■ CHALLENGE ■
Exactly retype the opening line of the entries and every line after it, ending with the line that contains "import plotly.graph_objects as go". Skip all pictures.

Entries with chart source code
*-*-*
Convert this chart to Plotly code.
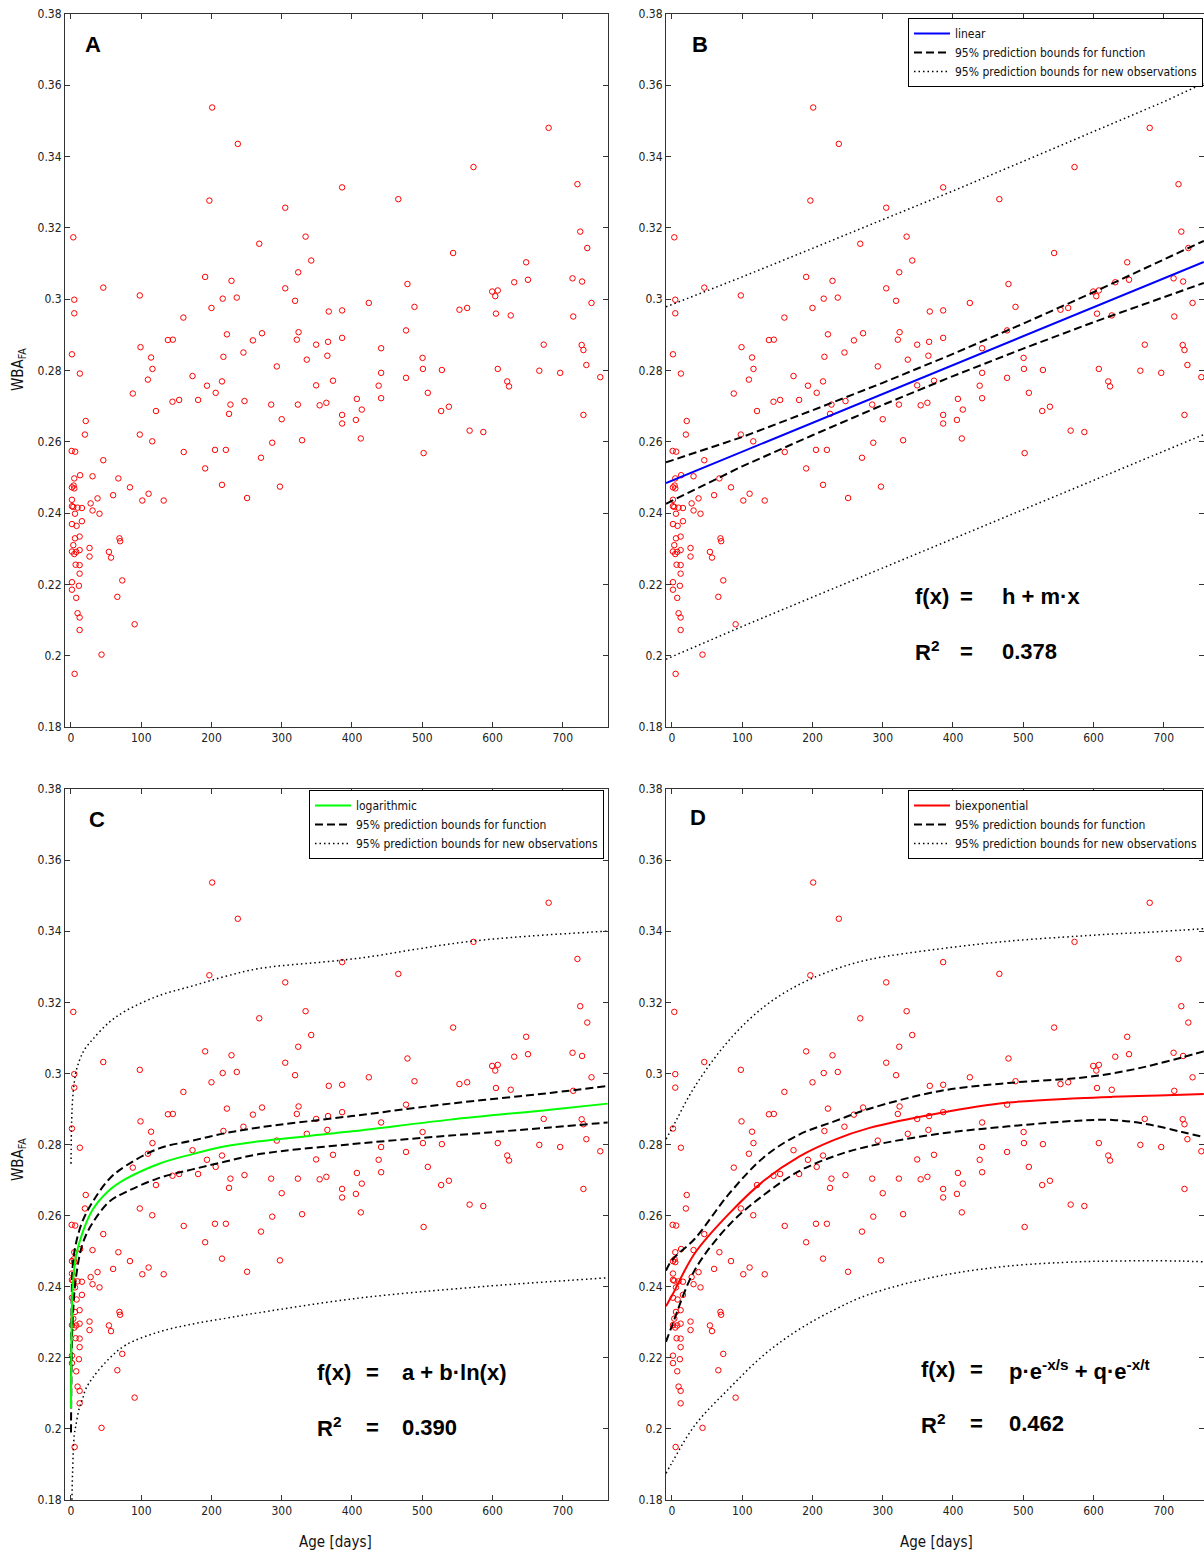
import plotly.graph_objects as go

# ---------------- data ----------------
AGE_DAYS = [201, 237.5, 197, 305, 334, 268, 3.3, 386, 466, 573, 680, 721, 725, 735, 544,
            46, 4.7, 4.7, 98, 191, 228.5, 216, 236, 200, 160, 305, 323.5, 342, 319, 367,
            222, 272, 259, 324, 321.5, 349, 366, 365, 335.7, 293, 217, 245.5, 138, 145, 99,
            114, 116, 109.5, 1.4, 12.7, 173, 193.6, 215, 206, 88, 144.5, 154, 181, 121, 247,
            227, 225, 285, 300, 323, 354, 363.6, 349, 373, 21, 19.8, 98, 115.7, 1, 6,
            46, 160.5, 205, 220.5, 270.5, 286.5, 329, 191, 4.7, 13, 30.7, 67.5, 84, 215, 297.5,
            1.4, 4.7, 3.8, 648, 631, 650.6, 714, 727.6, 741, 479, 599.6, 607.6, 604, 605, 626,
            715, 424, 386, 489, 553, 564, 477, 386, 441.5, 500.5, 501, 528, 441.5, 477, 438,
            441.5, 407, 414, 405.6, 386, 386, 412.6, 508, 527, 538, 502, 567.5, 587, 607.6, 621,
            623.6, 666.7, 696.4, 673, 727, 729.5, 733.7, 753.5, 729.5, 60, 110.5, 101.5, 132, 250.7,
            37.8, 28, 30.7, 40.6, 15.6, 1.4, 3.3, 1.4, 9.4, 5.7, 1.4, 8, 15.6, 12.3, 5.7,
            3.3, 1.4, 4.7, 7.5, 12.3, 26.4, 26.4, 69, 70, 54, 57, 6.6, 12.3, 12.3, 73,
            1.4, 11.3, 1.4, 7.5, 66, 9.4, 12.3, 12.3, 90.6, 43.5, 5.2]
WBA_FA = [0.3537, 0.3435, 0.3276, 0.3256, 0.3175, 0.3155, 0.3173, 0.3313, 0.328, 0.337, 0.348, 0.3322, 0.3189, 0.3143, 0.3129,
          0.3032, 0.2998, 0.296, 0.301, 0.3062, 0.3051, 0.3001, 0.3004, 0.2975, 0.2948, 0.303, 0.3075, 0.3108, 0.2995, 0.2965,
          0.2901, 0.2904, 0.2884, 0.2907, 0.2886, 0.2872, 0.288, 0.2841, 0.283, 0.2811, 0.2838, 0.285, 0.2885, 0.2886, 0.2865,
          0.2836, 0.2804, 0.2774, 0.2845, 0.2791, 0.2784, 0.2757, 0.2769, 0.2737, 0.2735, 0.2712, 0.2717, 0.2717, 0.2686, 0.2714,
          0.2704, 0.2678, 0.2704, 0.2663, 0.2704, 0.2702, 0.2709, 0.2758, 0.2771, 0.2658, 0.262, 0.262, 0.2601, 0.2574, 0.2572,
          0.2548, 0.2571, 0.2577, 0.2577, 0.2555, 0.2597, 0.2604, 0.2525, 0.2497, 0.2506, 0.2503, 0.2497, 0.2472, 0.2479, 0.2474,
          0.2472, 0.2469, 0.2477, 0.3103, 0.3047, 0.3054, 0.3058, 0.3049, 0.2989, 0.3042, 0.3021, 0.3024, 0.3008, 0.2959, 0.2954,
          0.2951, 0.2989, 0.2968, 0.2978, 0.297, 0.2975, 0.2912, 0.2891, 0.2862, 0.2835, 0.2804, 0.2801, 0.2793, 0.2779, 0.2757,
          0.2722, 0.272, 0.269, 0.2661, 0.2675, 0.2651, 0.2609, 0.2737, 0.2686, 0.2698, 0.2568, 0.2631, 0.2627, 0.2804, 0.2769,
          0.2755, 0.2799, 0.2793, 0.2872, 0.2871, 0.2857, 0.2815, 0.2781, 0.2675, 0.245, 0.2454, 0.2435, 0.2435, 0.2442,
          0.2441, 0.2427, 0.2407, 0.2398, 0.2414, 0.2437, 0.2417, 0.2419, 0.2415, 0.2398, 0.2369, 0.2364, 0.2377, 0.2334, 0.2329,
          0.231, 0.2292, 0.2285, 0.2291, 0.2296, 0.2302, 0.2278, 0.2329, 0.2321, 0.2291, 0.2275, 0.2255, 0.2254, 0.223, 0.2211,
          0.2206, 0.2196, 0.2185, 0.2162, 0.2165, 0.2119, 0.2107, 0.2072, 0.2088, 0.2003, 0.1949]

# panel B: linear fit and bounds
LIN_X = [-8.5, 100, 200, 300, 400, 500, 600, 700, 757]
LIN_FIT = [0.2484, 0.2572, 0.2653, 0.2734, 0.2815, 0.2896, 0.2977, 0.3058, 0.3104]
LIN_FUN_UP = [0.2542, 0.2613, 0.2688, 0.2765, 0.2846, 0.2931, 0.3019, 0.3110, 0.3163]
LIN_FUN_LO = [0.2426, 0.2531, 0.2618, 0.2703, 0.2784, 0.2861, 0.2935, 0.3006, 0.3045]
LIN_OBS_UP = [0.2978, 0.3062, 0.3142, 0.3222, 0.3303, 0.3386, 0.3470, 0.3553, 0.3605]
LIN_OBS_LO = [0.1990, 0.2082, 0.2164, 0.2246, 0.2327, 0.2408, 0.2490, 0.2572, 0.2620]

# panel C: logarithmic fit and bounds
LOG_X = [0.06, 1, 2.4, 7, 16.6, 31, 54.5, 78, 125.6, 173, 220, 268, 400, 540, 682, 764]
LOG_FIT = [0.2058, 0.2306, 0.2400, 0.2485, 0.2553, 0.2617, 0.2671, 0.2703, 0.2746, 0.2773, 0.2795, 0.2809, 0.2837, 0.2870, 0.2898, 0.2915]
LOG_FUN_UP = [0.2115, 0.2360, 0.2456, 0.2521, 0.2585, 0.2639, 0.2703, 0.2740, 0.2789, 0.2811, 0.2832, 0.2848, 0.2880, 0.2915, 0.2945, 0.2965]
LOG_FUN_LO = [0.1990, 0.2205, 0.2306, 0.2424, 0.2521, 0.2580, 0.2639, 0.2666, 0.2706, 0.2730, 0.2752, 0.2773, 0.2801, 0.2825, 0.2848, 0.2862]
LOG_OBS_X = [0.06, 1, 2.4, 4.7, 7, 11.8, 16.6, 21, 31, 54.5, 78, 125.6, 173, 220, 268, 406, 571, 764]
LOG_OBS_UP = [0.2746, 0.2870, 0.2929, 0.2975, 0.3004, 0.3035, 0.3058, 0.3072, 0.3096, 0.3144, 0.3176, 0.3219, 0.3246, 0.3273, 0.3295, 0.3323, 0.3372, 0.3400]
LOG_OBS_LO = [0.1370, 0.1750, 0.1885, 0.1983, 0.2010, 0.2058, 0.2085, 0.2112, 0.2144, 0.2198, 0.2236, 0.2273, 0.2295, 0.2311, 0.2327, 0.2367, 0.2398, 0.2425]

# panel D: biexponential fit and bounds
BEXP_X = [-8.5, 0, 32.5, 82, 132, 181, 231, 280, 380, 479, 578, 627, 677, 726, 757]
BEXP_FIT = [0.2345, 0.2375, 0.2494, 0.2607, 0.2700, 0.2766, 0.2813, 0.2846, 0.2888, 0.2918, 0.2930, 0.2934, 0.2937, 0.2940, 0.2942]
BEXP_FUN_UP = [0.2445, 0.2475, 0.2535, 0.2663, 0.2766, 0.2828, 0.2865, 0.2900, 0.2950, 0.2973, 0.2987, 0.3000, 0.3020, 0.3045, 0.3062]
BEXP_FUN_LO = [0.2245, 0.2290, 0.2447, 0.2575, 0.2660, 0.2725, 0.2767, 0.2795, 0.2830, 0.2851, 0.2867, 0.2869, 0.2857, 0.2835, 0.2821]
BEXP_OBS_UP = [0.2815, 0.2845, 0.2963, 0.3095, 0.3189, 0.3250, 0.3292, 0.3320, 0.3350, 0.3372, 0.3386, 0.3392, 0.3397, 0.3403, 0.3407]
BEXP_OBS_LO = [0.1875, 0.1905, 0.2010, 0.2115, 0.2210, 0.2280, 0.2335, 0.2378, 0.2430, 0.2458, 0.2470, 0.2472, 0.2473, 0.2472, 0.2470]

Y_TICKS = [0.18, 0.20, 0.22, 0.24, 0.26, 0.28, 0.30, 0.32, 0.34, 0.36, 0.38]
Y_TICKTEXT = ["0.18", "0.2", "0.22", "0.24", "0.26", "0.28", "0.3", "0.32", "0.34", "0.36", "0.38"]
X_TICKS = [0, 100, 200, 300, 400, 500, 600, 700]

LEGEND_LABELS = {"lin": "linear", "log": "logarithmic", "bexp": "biexponential",
                 "fun": "95% prediction bounds for function",
                 "obs": "95% prediction bounds for new observations"}

# ---------------- figure ----------------
W, H = 1204, 1554
NARROW = "Liberation Sans Narrow, Arial Narrow, DejaVu Sans Condensed, Liberation Sans, sans-serif"
BOLD = "Liberation Sans, Arial, Helvetica, sans-serif"
DASH = "8px,4px"
DOT = "1.5px,3px"

fig = go.Figure()

def scatter(ax):
    xa, ya = ax
    fig.add_trace(go.Scatter(x=AGE_DAYS, y=WBA_FA, mode="markers", xaxis=xa, yaxis=ya,
                             marker=dict(symbol="circle-open", size=5.5, color="#ff0000",
                                         line=dict(width=1, color="#ff0000")),
                             showlegend=False, hoverinfo="skip"))

def curves(ax, xs, fit, fup, flo, ox, oup, olo, color, name, legend, shape):
    xa, ya = ax
    fig.add_trace(go.Scatter(x=ox, y=oup, mode="lines", xaxis=xa, yaxis=ya, line_shape=shape,
                             line=dict(color="black", width=1.5, dash=DOT),
                             name=LEGEND_LABELS["obs"], legend=legend, legendrank=3, showlegend=True))
    fig.add_trace(go.Scatter(x=ox, y=olo, mode="lines", xaxis=xa, yaxis=ya, line_shape=shape,
                             line=dict(color="black", width=1.5, dash=DOT), showlegend=False))
    fig.add_trace(go.Scatter(x=xs, y=fup, mode="lines", xaxis=xa, yaxis=ya, line_shape=shape,
                             line=dict(color="black", width=2, dash=DASH),
                             name=LEGEND_LABELS["fun"], legend=legend, legendrank=2, showlegend=True))
    fig.add_trace(go.Scatter(x=xs, y=flo, mode="lines", xaxis=xa, yaxis=ya, line_shape=shape,
                             line=dict(color="black", width=2, dash=DASH), showlegend=False))
    fig.add_trace(go.Scatter(x=xs, y=fit, mode="lines", xaxis=xa, yaxis=ya, line_shape=shape,
                             line=dict(color=color, width=2),
                             name=name, legend=legend, legendrank=1, showlegend=True))

scatter(("x", "y"))
scatter(("x2", "y2"))
curves(("x2", "y2"), LIN_X, LIN_FIT, LIN_FUN_UP, LIN_FUN_LO, LIN_X, LIN_OBS_UP, LIN_OBS_LO,
       "#0000ff", LEGEND_LABELS["lin"], "legend2", "linear")
scatter(("x3", "y3"))
curves(("x3", "y3"), LOG_X, LOG_FIT, LOG_FUN_UP, LOG_FUN_LO, LOG_OBS_X, LOG_OBS_UP, LOG_OBS_LO,
       "#00ff00", LEGEND_LABELS["log"], "legend", "spline")
scatter(("x4", "y4"))
curves(("x4", "y4"), BEXP_X, BEXP_FIT, BEXP_FUN_UP, BEXP_FUN_LO, BEXP_X, BEXP_OBS_UP, BEXP_OBS_LO,
       "#ff0000", LEGEND_LABELS["bexp"], "legend3", "spline")

def px_x(a, b):
    return [a / W, b / W]

def px_y(top, bottom):
    return [1 - bottom / H, 1 - top / H]

axis_common = dict(showline=True, linecolor="#333333", linewidth=1, mirror="ticks",
                   ticks="inside", ticklen=5, tickwidth=1, tickcolor="#333333",
                   showgrid=False, zeroline=False, automargin=False,
                   tickfont=dict(family=NARROW, size=12, color="#222222"))

LEFT_X = px_x(65, 608)
RIGHT_X = [666 / W, 1.0]
TOP_Y = px_y(13.7, 727)
BOT_Y = px_y(789, 1500)

layout = dict(width=W, height=H, margin=dict(l=0, r=0, t=0, b=0, pad=0, autoexpand=False),
              paper_bgcolor="white", plot_bgcolor="white", showlegend=True)
panels = [("", LEFT_X, TOP_Y, [-8.5, 764.5]),
          ("2", RIGHT_X, TOP_Y, [-8.5, 757.3]),
          ("3", LEFT_X, BOT_Y, [-8.5, 764.5]),
          ("4", RIGHT_X, BOT_Y, [-8.5, 757.3])]
for suf, dx, dy, xr in panels:
    layout["xaxis" + suf] = dict(domain=dx, range=xr, anchor="y" + suf, tickvals=X_TICKS,
                                 ticktext=[str(v) for v in X_TICKS], **axis_common)
    layout["yaxis" + suf] = dict(domain=dy, range=[0.18, 0.38], anchor="x" + suf,
                                 tickvals=Y_TICKS, ticktext=Y_TICKTEXT, **axis_common)

legend_common = dict(bgcolor="white", bordercolor="black", borderwidth=1,
                     font=dict(family=NARROW, size=12, color="#111111"),
                     xanchor="right", yanchor="top", itemclick=False, itemdoubleclick=False,
                     traceorder="normal", tracegroupgap=0, itemwidth=36)
layout["legend"] = dict(x=604 / W, y=1 - 790 / H, **legend_common)
layout["legend2"] = dict(x=1203 / W, y=1 - 18 / H, **legend_common)
layout["legend3"] = dict(x=1203 / W, y=1 - 790 / H, **legend_common)
fig.update_layout(**layout)

ann = []
def letter(txt, xr, yr, x, y):
    ann.append(dict(text="<b>%s</b>" % txt, x=x, y=y, xref=xr, yref=yr, showarrow=False,
                    xanchor="center", yanchor="middle", font=dict(family=BOLD, size=22, color="black")))

letter("A", "x", "y", 31, 0.3715)
letter("B", "x2", "y2", 40, 0.3715)
letter("C", "x3", "y3", 37, 0.3713)
letter("D", "x4", "y4", 37, 0.3721)

def equation(xr, yr, x0, xeq, x1, y1, y2, formula, r2):
    f = dict(family=BOLD, size=22, color="black")
    for txt, x, y, anc in [("<b>f(x)</b>", x0, y1, "left"), ("<b>=</b>", xeq, y1, "center"),
                           ("<b>%s</b>" % formula, x1, y1, "left"),
                           ("<b>R<sup>2</sup></b>", x0, y2, "left"), ("<b>=</b>", xeq, y2, "center"),
                           ("<b>%s</b>" % r2, x1, y2, "left")]:
        ann.append(dict(text=txt, x=x, y=y, xref=xr, yref=yr, showarrow=False,
                        xanchor=anc, yanchor="middle", font=f))

equation("x2", "y2", 343, 419, 467, 0.2167, 0.2012, "h + m·x", "0.378")
equation("x3", "y3", 347, 429, 468, 0.2160, 0.2005, "a + b·ln(x)", "0.390")
equation("x4", "y4", 352, 433, 477, 0.2166, 0.2014,
         "p·e<sup>-x/s</sup> + q·e<sup>-x/t</sup>", "0.462")

for yc in (370, 1160):
    ann.append(dict(text="WBA<sub>FA</sub>", x=18 / W, y=1 - yc / H, xref="paper", yref="paper",
                    showarrow=False, textangle=-90, xanchor="center", yanchor="middle",
                    font=dict(family=NARROW, size=15, color="#111111")))
for xc in (335, 936):
    ann.append(dict(text="Age [days]", x=xc / W, y=1 - 1542 / H, xref="paper", yref="paper",
                    showarrow=False, xanchor="center", yanchor="middle",
                    font=dict(family=NARROW, size=15, color="#111111")))

fig.update_layout(annotations=ann)
fig.write_html("out.html")
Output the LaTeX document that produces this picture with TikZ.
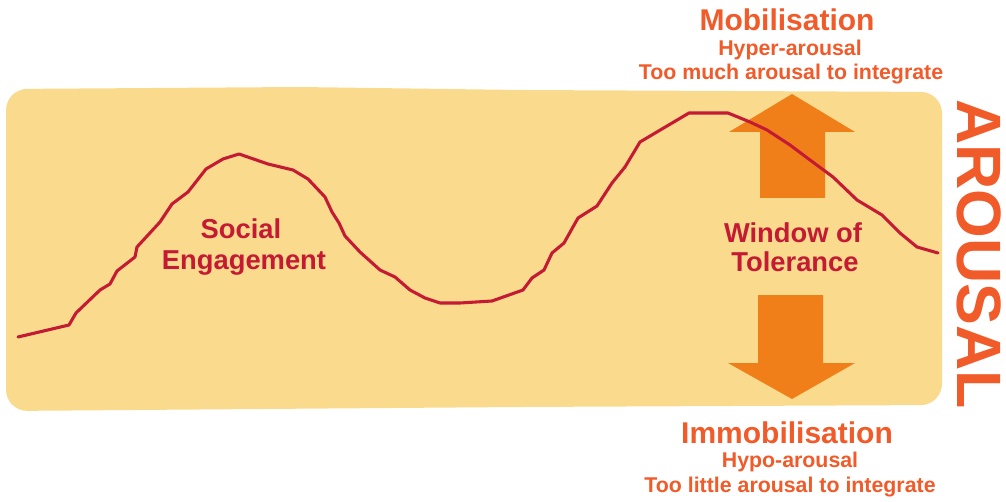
*-*-*
■ WORKED SOLUTION ■
Convert this chart to Plotly code.
import plotly.graph_objects as go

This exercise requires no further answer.